Tuesday, April 14, 2009

Roboseyo Media Blitz: The Korea Herald AND Times in one day!

Hello.

Today, I am in two of Korea's English language newspapers.

The Korea Times published my letter to the editor, about that ugly stereotyping letter.

the Korea Herald's Expat Living section is publishing a best-of list I made by compiling the results from my recent "So What Really ARE The Ten Things Foreigners Like About Korea?"

If you're a new reader to this blog, take a look around. I hope you like what you see. I like living in Korea quite a lot, and one way I show it is by learning about Korea and writing about it.

More later, when I have the time to properly update this post.

9 comments:

HLee said...

congrats! btw, has anyone got any reply back from jkim? i'm pretty sure she's a gyopo.

Anonymous said...

One possible factual error in you Korea Herald piece: according to Kushibo, Jon Huer does live in Korea:

"His comfy office is at the University of Maryland, in Yongsan Garrison in central Seoul."

Anonymous said...

1. Correction: "One possible factual error in your Korea Herald ..."

2. If he does live in Yongsan Garrison, then he probably has a very different experience from other expatriates. Basically, he would be living much more like an American in America than an American expatriate in South Korea.

Stafford said...

No Chocopies.

Disappointing.

Melissa said...

Good list!

I'm going to make my own list of things we *should be* complaining about.

Cheery!~

M.

Unknown said...

I enjoy your blog, but I thought you could have done better w/ your response in the KT. Clearly there is a love/hate relationship with the western teachers and Korean parents.
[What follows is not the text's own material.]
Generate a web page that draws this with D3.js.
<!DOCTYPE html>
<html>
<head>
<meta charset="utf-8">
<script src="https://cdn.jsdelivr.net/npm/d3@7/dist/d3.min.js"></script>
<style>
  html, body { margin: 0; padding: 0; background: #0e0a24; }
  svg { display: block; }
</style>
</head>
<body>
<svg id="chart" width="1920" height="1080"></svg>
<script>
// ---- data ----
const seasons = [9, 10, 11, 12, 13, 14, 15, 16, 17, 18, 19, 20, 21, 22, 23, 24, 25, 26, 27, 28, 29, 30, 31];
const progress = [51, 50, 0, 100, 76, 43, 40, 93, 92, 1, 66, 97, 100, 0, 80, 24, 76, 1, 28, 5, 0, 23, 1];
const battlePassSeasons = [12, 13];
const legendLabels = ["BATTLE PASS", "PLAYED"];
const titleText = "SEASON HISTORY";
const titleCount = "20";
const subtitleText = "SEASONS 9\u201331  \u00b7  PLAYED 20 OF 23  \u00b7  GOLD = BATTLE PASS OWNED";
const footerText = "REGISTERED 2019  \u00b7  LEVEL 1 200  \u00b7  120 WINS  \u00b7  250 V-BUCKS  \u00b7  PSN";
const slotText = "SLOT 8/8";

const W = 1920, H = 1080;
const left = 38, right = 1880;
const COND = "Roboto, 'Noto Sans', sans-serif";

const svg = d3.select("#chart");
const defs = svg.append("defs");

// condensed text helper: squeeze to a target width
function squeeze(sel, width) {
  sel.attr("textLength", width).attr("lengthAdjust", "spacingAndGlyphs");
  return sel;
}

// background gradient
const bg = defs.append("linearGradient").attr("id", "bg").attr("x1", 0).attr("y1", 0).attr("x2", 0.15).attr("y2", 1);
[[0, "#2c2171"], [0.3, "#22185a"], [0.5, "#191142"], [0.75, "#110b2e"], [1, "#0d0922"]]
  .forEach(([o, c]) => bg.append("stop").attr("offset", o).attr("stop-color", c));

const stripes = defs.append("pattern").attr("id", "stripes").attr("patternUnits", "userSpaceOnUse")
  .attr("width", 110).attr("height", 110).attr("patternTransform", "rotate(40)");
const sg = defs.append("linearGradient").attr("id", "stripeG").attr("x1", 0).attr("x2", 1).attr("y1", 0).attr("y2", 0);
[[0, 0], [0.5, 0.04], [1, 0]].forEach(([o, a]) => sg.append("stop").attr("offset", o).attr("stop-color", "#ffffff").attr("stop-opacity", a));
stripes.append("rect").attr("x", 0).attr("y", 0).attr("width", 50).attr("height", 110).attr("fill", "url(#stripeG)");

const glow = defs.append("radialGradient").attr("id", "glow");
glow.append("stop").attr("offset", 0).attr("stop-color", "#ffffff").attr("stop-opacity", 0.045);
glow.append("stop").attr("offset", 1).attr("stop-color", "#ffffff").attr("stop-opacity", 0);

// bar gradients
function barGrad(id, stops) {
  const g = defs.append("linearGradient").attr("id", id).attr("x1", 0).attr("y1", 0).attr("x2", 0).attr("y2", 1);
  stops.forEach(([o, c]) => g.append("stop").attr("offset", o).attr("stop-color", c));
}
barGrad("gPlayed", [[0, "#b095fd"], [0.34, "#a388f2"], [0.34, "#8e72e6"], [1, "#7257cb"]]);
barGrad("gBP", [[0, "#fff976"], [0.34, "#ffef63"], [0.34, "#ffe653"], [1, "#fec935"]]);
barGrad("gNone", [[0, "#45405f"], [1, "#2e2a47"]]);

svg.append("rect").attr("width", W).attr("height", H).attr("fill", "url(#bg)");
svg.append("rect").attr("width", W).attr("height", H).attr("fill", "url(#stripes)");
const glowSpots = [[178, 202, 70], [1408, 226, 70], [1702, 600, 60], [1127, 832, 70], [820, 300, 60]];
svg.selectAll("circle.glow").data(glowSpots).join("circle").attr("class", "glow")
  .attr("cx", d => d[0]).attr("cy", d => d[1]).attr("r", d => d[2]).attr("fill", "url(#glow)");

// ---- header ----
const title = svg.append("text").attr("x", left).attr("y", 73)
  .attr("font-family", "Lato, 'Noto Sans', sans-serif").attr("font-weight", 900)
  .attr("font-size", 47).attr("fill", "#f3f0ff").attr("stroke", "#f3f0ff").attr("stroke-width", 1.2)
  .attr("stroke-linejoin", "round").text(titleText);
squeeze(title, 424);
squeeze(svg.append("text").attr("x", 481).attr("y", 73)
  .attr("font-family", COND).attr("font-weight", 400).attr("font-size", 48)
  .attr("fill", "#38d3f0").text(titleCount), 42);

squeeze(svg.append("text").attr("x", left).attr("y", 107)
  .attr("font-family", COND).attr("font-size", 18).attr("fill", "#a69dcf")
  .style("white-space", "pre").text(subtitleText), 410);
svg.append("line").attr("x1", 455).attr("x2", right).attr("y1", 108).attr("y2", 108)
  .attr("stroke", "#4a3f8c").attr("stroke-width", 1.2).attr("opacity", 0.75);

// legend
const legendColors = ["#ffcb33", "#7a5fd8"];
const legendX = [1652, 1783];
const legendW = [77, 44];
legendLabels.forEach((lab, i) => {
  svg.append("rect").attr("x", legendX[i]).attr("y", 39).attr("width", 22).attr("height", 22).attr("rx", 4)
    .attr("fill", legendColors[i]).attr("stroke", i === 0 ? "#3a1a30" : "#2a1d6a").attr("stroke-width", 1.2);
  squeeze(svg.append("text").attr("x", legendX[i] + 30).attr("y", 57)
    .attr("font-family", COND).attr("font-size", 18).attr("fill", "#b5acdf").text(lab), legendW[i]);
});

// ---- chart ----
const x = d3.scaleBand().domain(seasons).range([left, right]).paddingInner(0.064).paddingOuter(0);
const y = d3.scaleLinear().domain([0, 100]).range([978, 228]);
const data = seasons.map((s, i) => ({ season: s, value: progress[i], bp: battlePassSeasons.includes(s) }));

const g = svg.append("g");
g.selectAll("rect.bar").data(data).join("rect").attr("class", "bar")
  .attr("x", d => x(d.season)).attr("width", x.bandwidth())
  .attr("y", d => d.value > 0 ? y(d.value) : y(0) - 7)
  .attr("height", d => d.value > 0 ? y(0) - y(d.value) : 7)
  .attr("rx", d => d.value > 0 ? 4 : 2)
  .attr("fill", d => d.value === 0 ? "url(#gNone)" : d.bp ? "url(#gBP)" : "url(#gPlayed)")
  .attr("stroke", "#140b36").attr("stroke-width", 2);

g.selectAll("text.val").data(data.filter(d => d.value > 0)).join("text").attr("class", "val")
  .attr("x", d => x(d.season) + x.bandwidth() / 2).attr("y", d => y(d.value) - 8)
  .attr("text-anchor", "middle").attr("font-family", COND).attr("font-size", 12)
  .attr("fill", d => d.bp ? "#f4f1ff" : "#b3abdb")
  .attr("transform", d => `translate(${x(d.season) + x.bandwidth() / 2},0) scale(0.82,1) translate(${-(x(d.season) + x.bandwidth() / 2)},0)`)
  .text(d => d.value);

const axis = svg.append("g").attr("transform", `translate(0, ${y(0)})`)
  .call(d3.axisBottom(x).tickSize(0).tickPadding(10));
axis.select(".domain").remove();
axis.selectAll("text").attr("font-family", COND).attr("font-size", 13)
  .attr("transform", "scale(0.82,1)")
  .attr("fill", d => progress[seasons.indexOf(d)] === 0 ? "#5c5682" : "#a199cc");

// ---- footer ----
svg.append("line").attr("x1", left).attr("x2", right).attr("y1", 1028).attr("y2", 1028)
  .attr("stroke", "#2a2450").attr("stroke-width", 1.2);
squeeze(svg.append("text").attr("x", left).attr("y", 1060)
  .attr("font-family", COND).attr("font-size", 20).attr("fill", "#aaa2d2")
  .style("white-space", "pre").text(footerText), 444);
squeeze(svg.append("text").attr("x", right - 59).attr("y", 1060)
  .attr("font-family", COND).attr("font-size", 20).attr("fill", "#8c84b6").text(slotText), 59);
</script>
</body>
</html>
Clearly Ms. Kim had some trouble addressing this. How do you find common ground?

Roboseyo said...

aallen:
the common ground should be a focus on the education of kids, of course.

my original letter called the Korea Times to task for printing stuff like that, because I think a major part of the problem is the media's irresponsible, race-baiting coverage of the English teachers in Korea, which exacerbates every other problem. Of course, they cut that part out.

the problems come down to:

1. the media's irresponsible reporting of English teacher behavior, which is no better or worse statistically than other populations

2. Koreans' lack of faith in their public education system

3. the focus of all elementary, middle and high school's academic endeavor into one high-school ending test

4. the competitiveness that a test culture creates, where all are seen as rivals to be beaten, and the fear of falling behind (which leads to the perceived need to send kids to hogwans)

5. lack of regulation in the hogwan industry

6. opportunistic profiteering in the hogwan industry (wherein they'll here the cheapest, instead of the best teacher)

7. the people who DO come to Korea to extend college for another year, and act like idiots, not realizing they're representing their country

8. I'm sure there's more than that, but basically, English education is a big miasma with so many systemic flaws, and so much money and status at stake, that it's going to take a long, long time, for the whole morass to be fixed up. This is one reason why many long-time English teaching expats get so cynical. A letter helps, because one area that COULD be fixed without TOO much trouble, is holding the Korean media more accountable for their part in creating that us vs. them conflict. Parents, business leaders, and English teachers should at least see each other as partners working toward similar goals, while the media often makes English teachers out to be opportunistic trash looking to profit while corrupting Korea's youth....and so it goes.

Unknown said...

Just one question - regarding "the media's irresponsible reporting of English teacher behavior, which is no better or worse statistically than other populations"; I've read this on other blogs but I've never seen any actual statistics supporting this claim. It would seem to me that such stats would pretty well quash Ms. Kim's poorly written editorial. Have the KT publish a simple pie chart, broken out by nationality (and adjusted for population size of course) - the facts will speak for themselves.
The only problem, I suspect, will be that this approach wouldn't account for the misbehavior of American soldiers; however, that is another problem unto itself.
In any event, as I said, I'd like to see someone produce some numbers.
Thanks

Roboseyo said...

ROK Drop is a good place to look for that: they're pretty up on statistics that demonstrate that foreigners, statistically, actually have a lower crime rate than the Korean population at large; ATEK would be another good place to look.

Happy hunting: the statistics are not hard to find (predictably, certain types of expat LOVE to flash them around)

good luck getting the KT to publish those kinds of statistics though, given that their main audience are Koreans using the KT to practice their English.